I made my way to a bend in the river, where the trail comes close, walked across dewy grass, and sat, watching the river in the flood stage. I was surrounded by a carpet of Prairie Coneflower. I pulled out my journal and Psalm and watched as the rising sun lit the eastern sky. I read this lament:
Look and see, there is no one at my right hand;
no one is concerned for me.
I have no refuge;
no one cares for my life.
I reflected on how that is not true for me at all. I have many people at my right hand — especially the 14 strong, capable women who I have the privilege to lead at Human Rights Initiative. They continue to do battle every single day during a pandemic to fight for our clients. I have such gratitude that I am able to work with such inspiring women (and our inspiring volunteers). Right now, lawyers continue to do pro bono work. Right now, volunteer translators do rush translations. Right now, doctors are doing phone examinations for reports for our clients.
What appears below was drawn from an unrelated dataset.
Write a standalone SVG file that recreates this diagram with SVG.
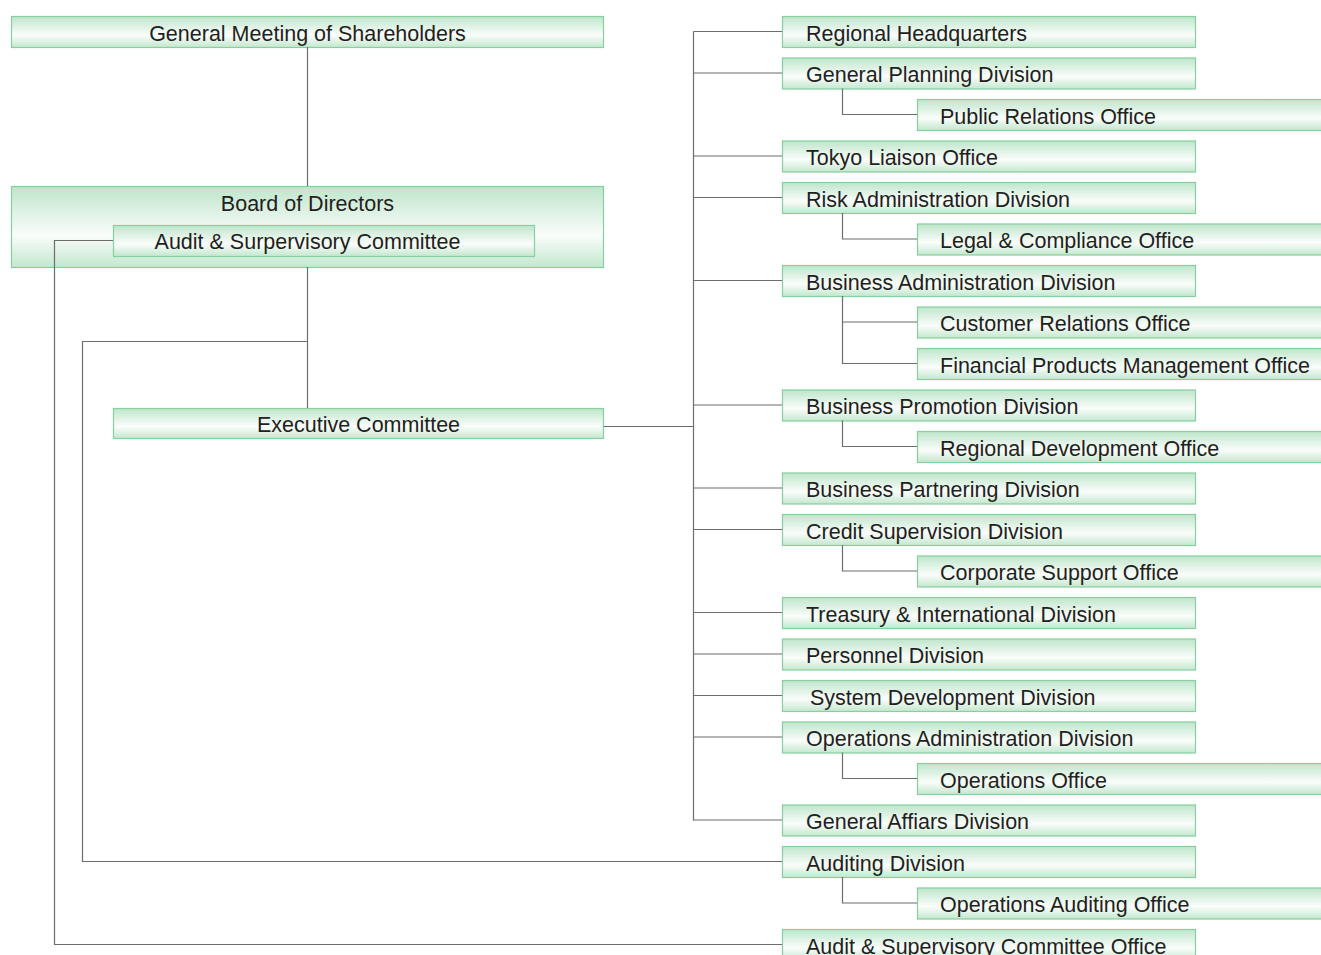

And, of course, I have a beautiful and supportive wife and children. So I’m thankful I have many people at my right hand. I’m a fortunate man.
I had a last sip of coffee, packed my daypack, and headed back to the car. After walking about a mile, I heard the song of a Painted Bunting, my favorite bird to see. I put up my binoculars and saw it sitting on the top of a tree singing its little heart out. If I’m not mistaken, it sounded a little like “Happy Birthday.”